Abstract
Invited Talk - Plenary
Thursday, 18 September 2025, 09:40 (Synagoge - Kuppelsaal / virtual plenum)
ALMA2040 - The cold universe in high definition
Eva Schinnerer
MPIA
Over the past decade, the Atacama Large Millimeter/submillimeter Array (ALMA) has revolutionized astrophysics by its unprecedented view of the cold universe with discoveries ranging from the first detailed images of protoplanetary disks to resolving the properties of galaxies well in the epoch of reionization. By the end of the next decade, the science landscape will have changed dramatically as new major observational facilities will have started their operations or have come towards advanced maturity in their scientific outcome. At the same time, ALMA’s current Wideband Sensitivity Upgrade will have been in place for ~10 years, and ALMA itself will have been operational for 30 years.

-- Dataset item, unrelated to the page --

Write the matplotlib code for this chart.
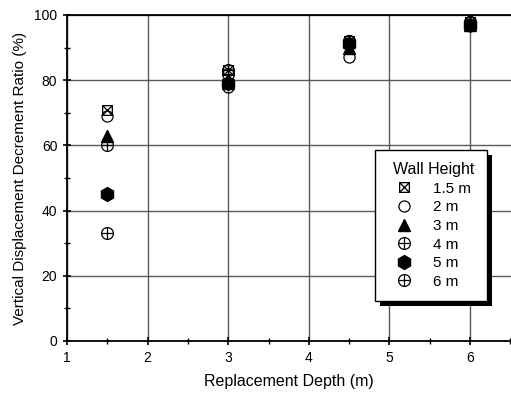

In this presentation, I will present the science case for a next-generation, radically upgraded ALMA-like facility (‘ALMA2040’) based on a European community-wide effort of ~300 scientists. I will focus on the key scientific drivers that could be uniquely addressed with such a new (sub-)mm interferometer, its synergy with other major astronomical observatories in the 2040’s, and the key technical requirements needed to tackle these ambitious goals. By providing fundamental insights into the cold universe across time and spatial scales, ALMA2040 represents a broad, ambitious scientific vision for the future of interferometric observations in the (sub-)mm range.